To sensibly address geographic uncertainty in camera location, we used a metric called ‘lagged accuracy’ which, for each ground-truth point, collates the cumulative probability of encountering pixels mapped as the same class attributed to the assessment point, for lag distances between 0 and 300 m offset from that point, in all Cartesian directions. Providing that map pixels of the class sought exist within the specified lag distance around the accuracy assessment point, the cumulative probability of encounter will rise as a function of increasing lag, with the rate of that rise dictated by the density of pixels of that class in the queried portion of the habitat map. Of course, it is unreasonable to take the existence of a map pixel within the search radius with the same class assignment of that of the accuracy assessment point to justify scoring the map as accurate. Indeed, for large lag distances, the correct assignment will be recognized even if the queried habitat map is random. Hence, it is necessary to set sensible thresholds in both lag distance and cumulative probability that might rationally indicate that a positioning error has precluded an exact match at the location of the accuracy assessment point. While there are no precise answers, we felt 25 m was a sensible threshold for the accuracy of a regional-scale map used to support marine spatial planning.
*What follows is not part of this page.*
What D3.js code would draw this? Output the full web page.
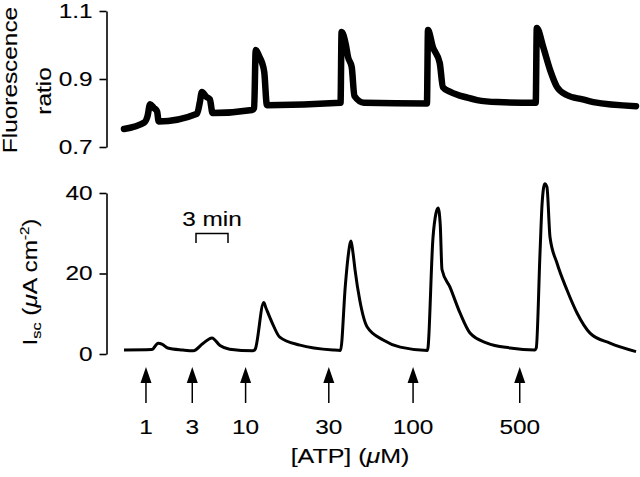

Patterns of habitat classification accuracy
To explore possible causes of habitat map error, the per-site Tau coefficients (a measure of map accuracy) were cross-plotted against mapped area and the complexity of the habitat maps (Fig. 9). Doubtless, the KSLOF-GRE dataset allows for all sorts of analysis of the spatial patterns among reef systems around the globe, and it is our hope that it will be used for such in the future. The present goal, however, was simply to check for broad and systematic patterns related to habitat classification accuracy.
There are many ways to quantify scene complexity. One of the simplest is to count the proportion of edge pixels, i.e., those which border a different class. Edge pixels are good metrics for assessing habitat classification because they are affected by a combination of class variety, spatial arrangement, and pixel mixing (Heydari and Mountrakis 2018). Furthermore, accuracy has sometimes been shown to decrease with increasing proportion of edge pixels (Heydari and Mountrakis 2018). Checking whether this pattern held for the KSLOF-GRE was valuable because datasets with a sufficient number of scenes with varying complexity to test this are rare.